General Safety Measures


A number of other environmental interventions may reduce the risk of injury.

  • Patients who smoke should do so in a room without flammables, such as rugs, curtains and overstuffed furniture.
  • Patients may need to stop using sharp knives and to switch to microwave cooking to prevent burns and spills.
  • Falls in the bathroom are particularly dangerous, but there are a variety of assistive devices that can be installed.
  • Consultation with a visiting nurse, or a visit from a physical or occupational therapist may be very helpful for any mid-stage HD patient being cared for in the home.
  • A sample home visit consultation form is provided in Appendix 4.  (not available on line)

Chapter 6-Other Issues

Driving

All patients with HD eventually lose the ability to drive. This can be a severe blow for some patients, who see driving as a sign of competence and a way of maintaining independence. In many cases, patients, with the help of their families, will realize the time has come and will voluntarily stop driving, often before their physician has come to this conclusion. Other times, however, the issue of driving can become a source of contention between patients, families, and physicians.

People with HD can be divided into groups on the basis of their driving abilities.

  • Some mildly affected patients may have no significant problems and simply need to remain alert and not drive when very tired, after drinking, or under hazardous conditions.
  • Most moderately to severely affected patients are not safe behind the wheel.

A large number of patients occupy the middle ground; they may have mild symptoms, but the safety of their driving is uncertain.

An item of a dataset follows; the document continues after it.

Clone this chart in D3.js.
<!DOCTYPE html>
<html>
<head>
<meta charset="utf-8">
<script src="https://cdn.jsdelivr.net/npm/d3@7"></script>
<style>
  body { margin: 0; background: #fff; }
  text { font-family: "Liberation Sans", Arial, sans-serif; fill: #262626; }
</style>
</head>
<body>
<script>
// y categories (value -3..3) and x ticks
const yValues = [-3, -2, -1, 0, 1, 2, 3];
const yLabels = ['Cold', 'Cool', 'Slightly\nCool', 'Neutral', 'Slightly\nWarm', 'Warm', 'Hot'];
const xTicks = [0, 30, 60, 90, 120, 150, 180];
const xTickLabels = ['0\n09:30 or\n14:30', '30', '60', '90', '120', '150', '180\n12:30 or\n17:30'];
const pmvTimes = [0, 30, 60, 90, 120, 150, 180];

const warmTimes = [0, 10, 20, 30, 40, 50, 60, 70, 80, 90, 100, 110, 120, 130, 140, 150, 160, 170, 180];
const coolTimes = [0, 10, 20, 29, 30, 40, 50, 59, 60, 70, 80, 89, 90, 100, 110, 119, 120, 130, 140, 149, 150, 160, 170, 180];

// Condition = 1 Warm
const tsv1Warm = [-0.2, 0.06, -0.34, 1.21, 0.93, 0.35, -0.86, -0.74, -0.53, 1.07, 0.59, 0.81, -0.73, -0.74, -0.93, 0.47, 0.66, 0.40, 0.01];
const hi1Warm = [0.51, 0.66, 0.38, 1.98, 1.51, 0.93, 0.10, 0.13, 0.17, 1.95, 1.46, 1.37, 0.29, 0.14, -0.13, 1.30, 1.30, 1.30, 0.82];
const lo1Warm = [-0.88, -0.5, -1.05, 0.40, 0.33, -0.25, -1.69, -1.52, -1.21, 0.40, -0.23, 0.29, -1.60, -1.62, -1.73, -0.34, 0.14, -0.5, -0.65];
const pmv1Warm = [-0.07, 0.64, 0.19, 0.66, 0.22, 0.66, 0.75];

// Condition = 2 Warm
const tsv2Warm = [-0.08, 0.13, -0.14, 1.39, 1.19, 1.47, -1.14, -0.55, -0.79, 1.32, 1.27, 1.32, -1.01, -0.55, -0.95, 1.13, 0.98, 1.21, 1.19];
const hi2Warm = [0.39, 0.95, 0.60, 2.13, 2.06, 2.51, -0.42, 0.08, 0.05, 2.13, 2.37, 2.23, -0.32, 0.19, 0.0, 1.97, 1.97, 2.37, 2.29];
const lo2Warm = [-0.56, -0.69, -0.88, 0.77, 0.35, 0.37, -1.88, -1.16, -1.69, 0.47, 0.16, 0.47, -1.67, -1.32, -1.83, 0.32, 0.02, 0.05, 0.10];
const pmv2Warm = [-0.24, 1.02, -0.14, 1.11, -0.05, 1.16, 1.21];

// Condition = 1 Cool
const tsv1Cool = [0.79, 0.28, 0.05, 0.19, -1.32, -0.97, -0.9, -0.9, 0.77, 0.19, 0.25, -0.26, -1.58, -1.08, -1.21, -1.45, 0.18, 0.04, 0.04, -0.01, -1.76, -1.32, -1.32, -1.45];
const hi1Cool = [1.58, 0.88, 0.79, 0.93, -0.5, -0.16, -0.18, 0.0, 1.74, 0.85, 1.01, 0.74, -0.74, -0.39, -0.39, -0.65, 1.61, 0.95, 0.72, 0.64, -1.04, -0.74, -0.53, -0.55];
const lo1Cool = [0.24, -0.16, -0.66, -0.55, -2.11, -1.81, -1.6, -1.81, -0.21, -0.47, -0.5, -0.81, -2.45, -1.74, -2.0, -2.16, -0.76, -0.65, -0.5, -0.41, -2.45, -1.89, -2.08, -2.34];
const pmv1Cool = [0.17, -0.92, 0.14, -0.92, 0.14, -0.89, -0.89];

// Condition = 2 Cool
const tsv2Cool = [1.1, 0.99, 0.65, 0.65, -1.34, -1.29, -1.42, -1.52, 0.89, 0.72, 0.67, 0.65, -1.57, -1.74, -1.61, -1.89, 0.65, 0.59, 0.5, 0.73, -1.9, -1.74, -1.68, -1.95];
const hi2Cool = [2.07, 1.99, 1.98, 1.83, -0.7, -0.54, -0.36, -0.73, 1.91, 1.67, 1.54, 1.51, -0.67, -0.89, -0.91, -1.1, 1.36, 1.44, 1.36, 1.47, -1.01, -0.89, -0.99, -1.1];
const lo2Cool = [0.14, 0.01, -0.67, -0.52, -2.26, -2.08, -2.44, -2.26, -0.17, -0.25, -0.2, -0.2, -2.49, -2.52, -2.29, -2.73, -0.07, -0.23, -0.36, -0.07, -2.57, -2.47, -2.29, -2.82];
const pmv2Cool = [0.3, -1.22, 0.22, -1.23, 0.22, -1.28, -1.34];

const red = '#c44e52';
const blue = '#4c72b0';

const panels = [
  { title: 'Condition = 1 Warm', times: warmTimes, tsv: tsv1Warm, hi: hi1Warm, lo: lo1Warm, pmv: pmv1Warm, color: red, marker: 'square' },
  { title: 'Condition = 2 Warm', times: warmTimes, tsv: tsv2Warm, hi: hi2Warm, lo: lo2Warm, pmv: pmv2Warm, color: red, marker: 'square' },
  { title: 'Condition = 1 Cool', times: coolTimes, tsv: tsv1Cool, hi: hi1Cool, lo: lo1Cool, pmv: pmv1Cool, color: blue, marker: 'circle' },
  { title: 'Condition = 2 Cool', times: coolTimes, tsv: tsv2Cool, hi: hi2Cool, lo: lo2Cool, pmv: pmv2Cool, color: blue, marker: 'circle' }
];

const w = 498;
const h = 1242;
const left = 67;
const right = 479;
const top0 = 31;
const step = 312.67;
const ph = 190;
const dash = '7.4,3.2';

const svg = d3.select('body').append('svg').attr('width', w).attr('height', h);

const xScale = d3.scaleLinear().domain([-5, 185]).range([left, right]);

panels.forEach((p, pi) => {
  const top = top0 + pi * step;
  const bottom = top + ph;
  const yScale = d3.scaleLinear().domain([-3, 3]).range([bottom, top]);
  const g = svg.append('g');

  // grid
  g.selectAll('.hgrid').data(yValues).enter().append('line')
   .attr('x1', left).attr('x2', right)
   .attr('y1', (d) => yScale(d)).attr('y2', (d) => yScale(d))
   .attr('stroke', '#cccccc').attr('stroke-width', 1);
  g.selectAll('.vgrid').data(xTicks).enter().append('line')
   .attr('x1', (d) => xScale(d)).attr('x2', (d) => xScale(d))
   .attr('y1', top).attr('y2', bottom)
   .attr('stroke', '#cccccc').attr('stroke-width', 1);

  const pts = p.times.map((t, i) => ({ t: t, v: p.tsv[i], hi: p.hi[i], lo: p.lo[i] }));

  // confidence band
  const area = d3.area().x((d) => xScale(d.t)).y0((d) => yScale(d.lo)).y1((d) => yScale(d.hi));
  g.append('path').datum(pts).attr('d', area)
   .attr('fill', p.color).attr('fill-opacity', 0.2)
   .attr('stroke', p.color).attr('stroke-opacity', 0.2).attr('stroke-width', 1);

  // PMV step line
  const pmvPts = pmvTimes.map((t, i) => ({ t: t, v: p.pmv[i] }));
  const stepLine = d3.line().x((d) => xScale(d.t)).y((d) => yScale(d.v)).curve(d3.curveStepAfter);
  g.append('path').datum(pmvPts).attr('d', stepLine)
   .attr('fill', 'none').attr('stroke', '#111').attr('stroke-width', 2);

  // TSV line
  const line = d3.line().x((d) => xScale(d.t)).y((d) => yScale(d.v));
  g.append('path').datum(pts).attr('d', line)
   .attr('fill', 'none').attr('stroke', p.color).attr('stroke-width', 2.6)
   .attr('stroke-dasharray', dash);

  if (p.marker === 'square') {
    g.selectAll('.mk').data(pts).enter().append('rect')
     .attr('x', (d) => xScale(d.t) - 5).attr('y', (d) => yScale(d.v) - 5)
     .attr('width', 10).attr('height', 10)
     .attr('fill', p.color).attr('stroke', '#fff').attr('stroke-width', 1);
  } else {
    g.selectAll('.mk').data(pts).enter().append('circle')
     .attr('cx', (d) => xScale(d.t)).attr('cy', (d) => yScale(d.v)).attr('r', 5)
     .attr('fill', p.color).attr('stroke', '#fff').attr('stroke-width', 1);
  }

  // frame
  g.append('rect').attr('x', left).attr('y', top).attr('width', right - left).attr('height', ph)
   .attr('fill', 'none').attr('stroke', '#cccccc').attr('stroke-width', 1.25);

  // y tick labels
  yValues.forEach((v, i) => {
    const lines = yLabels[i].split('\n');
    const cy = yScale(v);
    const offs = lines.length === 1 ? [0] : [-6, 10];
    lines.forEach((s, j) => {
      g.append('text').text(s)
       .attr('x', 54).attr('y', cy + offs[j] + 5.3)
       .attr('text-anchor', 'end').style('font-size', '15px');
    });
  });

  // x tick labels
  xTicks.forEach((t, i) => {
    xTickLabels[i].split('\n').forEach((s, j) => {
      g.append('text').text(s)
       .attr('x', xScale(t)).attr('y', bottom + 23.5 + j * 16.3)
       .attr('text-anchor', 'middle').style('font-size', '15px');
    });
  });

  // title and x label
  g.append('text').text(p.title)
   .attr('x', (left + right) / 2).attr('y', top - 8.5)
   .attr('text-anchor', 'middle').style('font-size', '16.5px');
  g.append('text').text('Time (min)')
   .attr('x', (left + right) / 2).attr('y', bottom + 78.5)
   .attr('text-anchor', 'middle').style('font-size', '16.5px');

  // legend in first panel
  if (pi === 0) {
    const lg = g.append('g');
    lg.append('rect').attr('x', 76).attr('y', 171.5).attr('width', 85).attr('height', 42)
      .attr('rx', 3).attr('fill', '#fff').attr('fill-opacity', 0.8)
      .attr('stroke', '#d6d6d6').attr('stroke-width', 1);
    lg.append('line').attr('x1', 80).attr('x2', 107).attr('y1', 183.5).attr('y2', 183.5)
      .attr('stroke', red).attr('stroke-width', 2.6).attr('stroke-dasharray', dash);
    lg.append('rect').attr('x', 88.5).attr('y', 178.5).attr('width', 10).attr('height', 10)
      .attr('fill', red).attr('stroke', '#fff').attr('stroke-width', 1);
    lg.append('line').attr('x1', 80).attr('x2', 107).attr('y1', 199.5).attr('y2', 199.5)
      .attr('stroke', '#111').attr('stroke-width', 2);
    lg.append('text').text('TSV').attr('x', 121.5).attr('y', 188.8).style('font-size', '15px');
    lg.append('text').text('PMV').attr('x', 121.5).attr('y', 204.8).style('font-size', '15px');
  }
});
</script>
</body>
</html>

The physician should ask family members who have driven with the patient for their impressions, and should inquire about recent accidents and traffic citations, including those that were "someone else's fault." Some patients minimize their disability.

A formal driving evaluation, at an occupational therapy or rehabilitation center may be available and can help both physician and patient by providing objective information about the individual's performance.

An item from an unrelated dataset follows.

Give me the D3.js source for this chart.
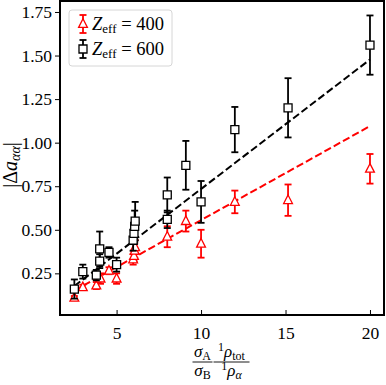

In a situation in which a patient has become a hazardous driver and is unwilling to stop, or lacks insight into the degree of impairment, the doctor must intervene forcefully for the protection of the patient and others. We have found it useful at such times to give the patient a "doctor's order" rather than a suggestion, and to tell the patient that the instruction to stop driving will be documented in the record.

Some states may require physicians to notify the Department of Motor Vehicles if a patient is no longer safe to drive. In other states, physicians may be held liable if they make such a report without the patient's consent.

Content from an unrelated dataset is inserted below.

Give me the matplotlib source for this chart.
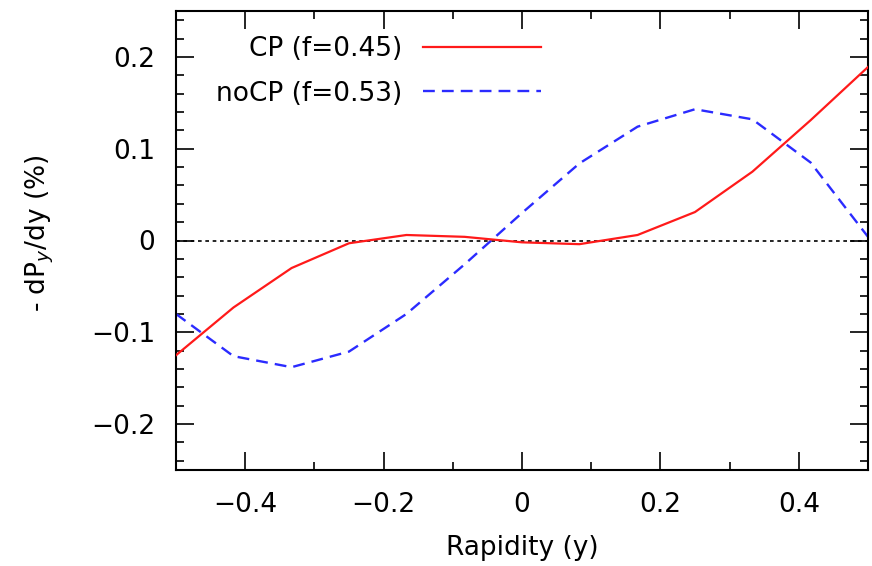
import matplotlib
matplotlib.use("Agg")
import matplotlib.pyplot as plt
from matplotlib.ticker import MultipleLocator, FixedLocator, FixedFormatter

plt.rcParams["font.family"] = ["DejaVu Sans"]

# ── Data ───────────────────────────────────────────────────────────────────────
rapidity = [-0.5, -0.417, -0.333, -0.25, -0.167, -0.083, 0.0,
            0.083, 0.167, 0.25, 0.333, 0.417, 0.5]
cp_vals = [-0.125, -0.073, -0.030, -0.003, 0.006, 0.004, -0.002,
           -0.004, 0.006, 0.031, 0.075, 0.131, 0.189]
nocp_vals = [-0.080, -0.126, -0.138, -0.121, -0.080, -0.026, 0.030,
             0.084, 0.124, 0.143, 0.132, 0.085, 0.004]

cp_label = "CP (f=0.45)"
nocp_label = "noCP (f=0.53)"

xticks = [-0.4, -0.2, 0.0, 0.2, 0.4]
xticklabels = ["\u22120.4", "\u22120.2", "0", "0.2", "0.4"]
yticks = [-0.2, -0.1, 0.0, 0.1, 0.2]
yticklabels = ["\u22120.2", "\u22120.1", "0", "0.1", "0.2"]

FS = 19

# ── Figure ─────────────────────────────────────────────────────────────────────
fig = plt.figure(figsize=(8.72, 5.66), dpi=100)
ax = fig.add_axes([176 / 872, 1 - 470 / 566, 692 / 872, 459 / 566])

ax.axhline(0, color="black", lw=1.2, ls=(0, (2.2, 2.2)), zorder=1)
ax.plot(rapidity, cp_vals, color="#ff1a1a", lw=1.6, label=cp_label, zorder=3)
ax.plot(rapidity, nocp_vals, color="#2b2bff", lw=1.7, ls=(0, (5, 3)),
        label=nocp_label, zorder=2)

ax.set_xlim(-0.5, 0.5)
ax.set_ylim(-0.25, 0.25)

ax.xaxis.set_major_locator(FixedLocator(xticks))
ax.xaxis.set_major_formatter(FixedFormatter(xticklabels))
ax.xaxis.set_minor_locator(MultipleLocator(0.1))
ax.yaxis.set_major_locator(FixedLocator(yticks))
ax.yaxis.set_major_formatter(FixedFormatter(yticklabels))
ax.yaxis.set_minor_locator(MultipleLocator(0.02))

ax.tick_params(which="both", direction="in", top=True, right=True,
               labelsize=FS, width=1.2, color="black")
ax.tick_params(which="major", length=13)
ax.tick_params(which="minor", length=6)
ax.tick_params(axis="y", which="major", pad=15)
ax.tick_params(axis="x", which="major", pad=16)
for s in ax.spines.values():
    s.set_linewidth(1.5)

ax.set_xlabel("Rapidity (y)", fontsize=FS, labelpad=12)
fig.text(40 / 872, 1 - 233 / 566, "- dP$_y$/dy (%)", rotation=90,
         fontsize=FS, ha="center", va="center")

leg = ax.legend(loc="upper right", bbox_to_anchor=(0.528, 0.945),
                frameon=False, markerfirst=False, fontsize=FS,
                handlelength=4.5, handletextpad=0.76, labelspacing=0.7,
                borderaxespad=0, borderpad=0)

fig.savefig("out.png", dpi=100)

Family members, however, are not bound by such constraints and should contact their Department of Motor Vehicles if they feel the patient is dangerous and will not listen to reason. This is a very unpleasant responsibility, but it must be shouldered. Such reports have been made anonymously at times, to preserve harmony.

Smoking

Smoking sometimes becomes a problem for people with HD, for two reasons. Changes in the person's behavior related to disinhibition, personality changes, and perhaps boredom may turn smoking into a consuming passion, leading to irritability and even violence if thwarted.

Simultaneously chorea, impairment of voluntary movements, impaired judgement, and diminished capacity for self observation may make the act of smoking unsafe.

A variety of approaches have been helpful in decreasing the behavior and improving safety. Non-pharmacologic interventions include the establishment of smoking schedules and general safety measures such as ensuring that the patient does not smoke in bed, limiting smoking to rooms without rugs, and use of adaptive devices, such as a flexible tube smoker or a "smoker's robot," available through rehabilitation supply and safety product catalogs  (see Appendix 3-http://hdlighthouse.org/see/pg2/a3-1.htm).

We have also used nicotine patches with some success. The goal is not necessarily to wean the patient completely off cigarettes or patches, but to decrease the drive for cigarettes, and the periods of nicotine withdrawal, which may worsen irritability. A variety of the antidepressant buproprion has also recently been marketed for use in smoking cessation and may be worth a try.